Neighbourhood Vibes — Wynwood, Little Havana, South Beach

Miami’s magnetism lives in its districts. The city is not defined by a single centre of energy but by a set of neighbourhood identities that each change the tone of your visit.

Wynwood

Murals, bold colour, café corners and football debate make this one of the city’s most visual and social pre-match zones.

Little Havana

Strong coffee, ritual, conversation and cultural confidence turn the area into a natural gathering point before major fixtures.

South Beach

After dark, this becomes part decompression zone and part continuation of the spectacle, with neon, late food and fan overflow.

Food Scene

Food Culture — Gulf Flavours and Late-Night Discoveries

In Miami, food does not politely wait until the football ends. It competes with the action, accompanies it and often becomes the second half of the night.

Around fan-heavy districts and event zones, visitors can expect a mix of bold street food, Latin American staples, seafood-driven freshness and late-night spots where jersey-clad groups replay every call from the match over hot plates and louder opinions.

  • Tacos al pastor: Fast, flavour-packed and ideal for pre-match movement.
  • Fresh ceviche: Bright and cooling in a city where the air rarely is.
  • Arepas and Cuban staples: Filling, familiar and woven into Miami’s wider identity.
Late food, long conversations Post-match dining in Miami often feels like a continuation of the stadium: animated, social and still full of tactical arguments.
Stay coordinated after dark Large-event areas feel managed and familiar, but late-night exits still reward group planning and transport awareness.
Planning + Safety

Safety, Navigation, and Night Travel

The stadium precinct is no stranger to large-scale events, and security procedures are typically structured, visible and reassuring.
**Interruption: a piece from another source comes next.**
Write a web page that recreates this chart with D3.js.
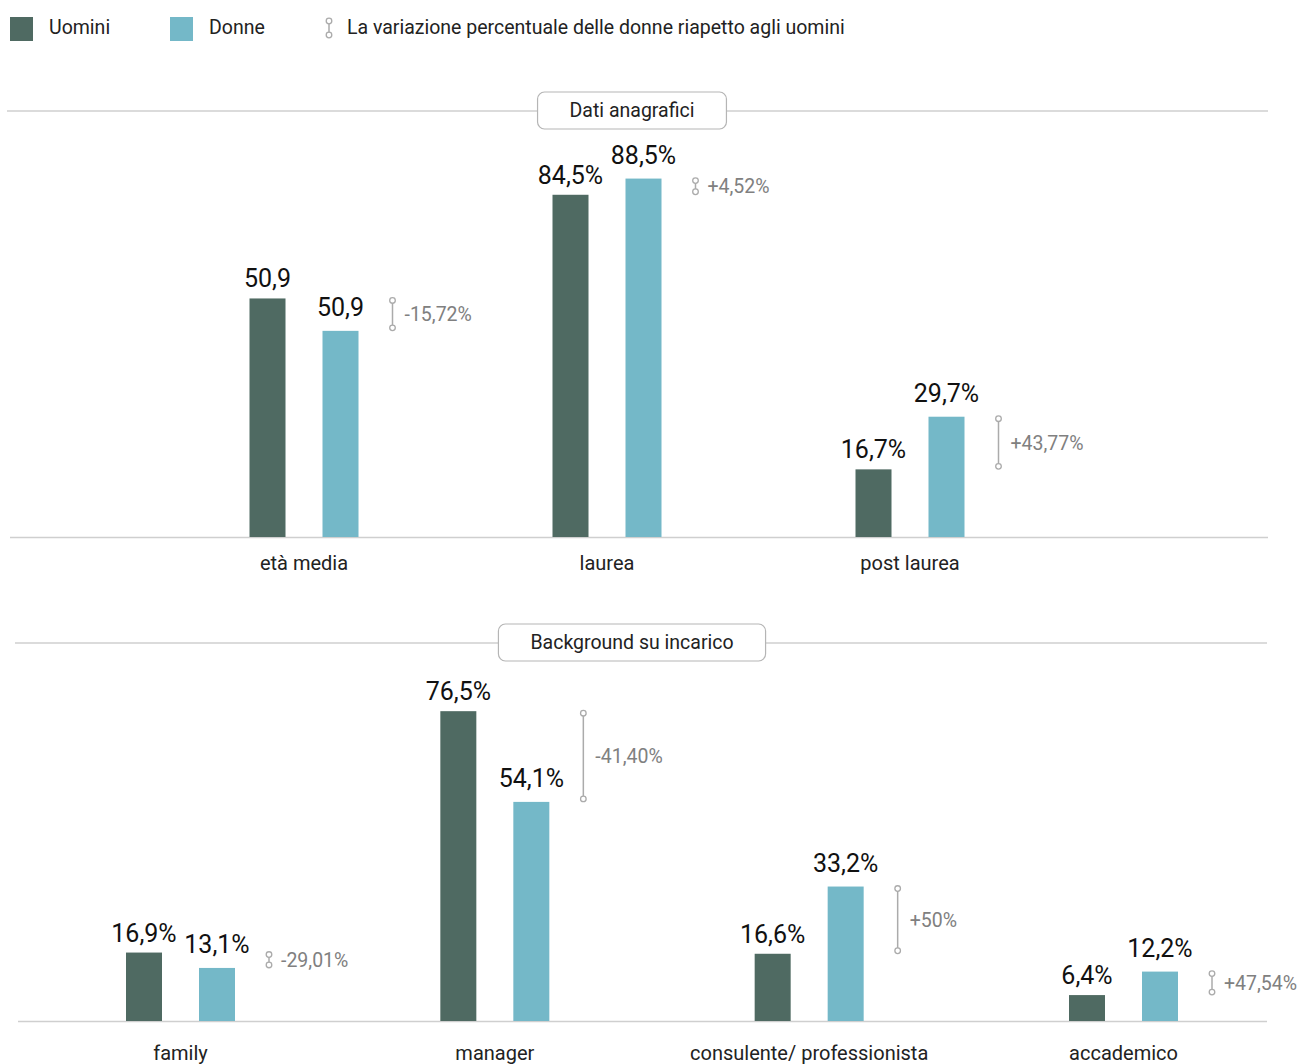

Entry checks can be thorough, and crowd marshals help keep flow organised.

Even so, late-night logistics matter. Quiet bus stops, long ride-share queues and delayed departures can change how comfortable a return trip feels after a high-attendance fixture.

  • Travel in groups when possible after late kickoffs.
  • Confirm your pickup zone before leaving the venue.
  • Expect ride-share demand to spike when multiple events overlap.
  • Keep your phone charged and return route saved in advance.
Supporter Culture

Fan Mix — Caribbean Echoes and Latin Rhythms

Miami’s football identity is layered, multilingual and emotionally open. The city does not reduce itself to one supporter profile. It naturally hosts fans from Latin America, the Caribbean, North America and beyond in a way that feels culturally fluent rather than forced.

On major matchdays, chants, reactions and casual conversations move easily across Spanish, English and Portuguese. A global tournament in Miami does not feel imported. It feels locally translated through rhythm, food, weather, social energy and shared obsession.

Visitor Essentials

Preparing for Your Visit — Practical Essentials

Good Miami planning is less about doing everything and more about doing the important things early. Match timing, sunset, heat, transport and neighbourhood selection all affect the quality of your day.

  • Check kickoff times against daylight and evening heat conditions.
  • Reserve transport ahead of the busiest rush windows.
  • Identify shade and recovery points near fan gathering areas.
  • Pack water support, light clothing and sun protection.
  • Leave time to explore neighbourhood activity before matchday peaks.

Miami After the Final Whistle

By late evening, Miami does not close the experience down. It moves it somewhere else — into cafés, patios, roadside conversations, late-night food counters and warm streets lined with palms and opinion. In this city, the World Cup does not end when the match ends. It keeps travelling through the night.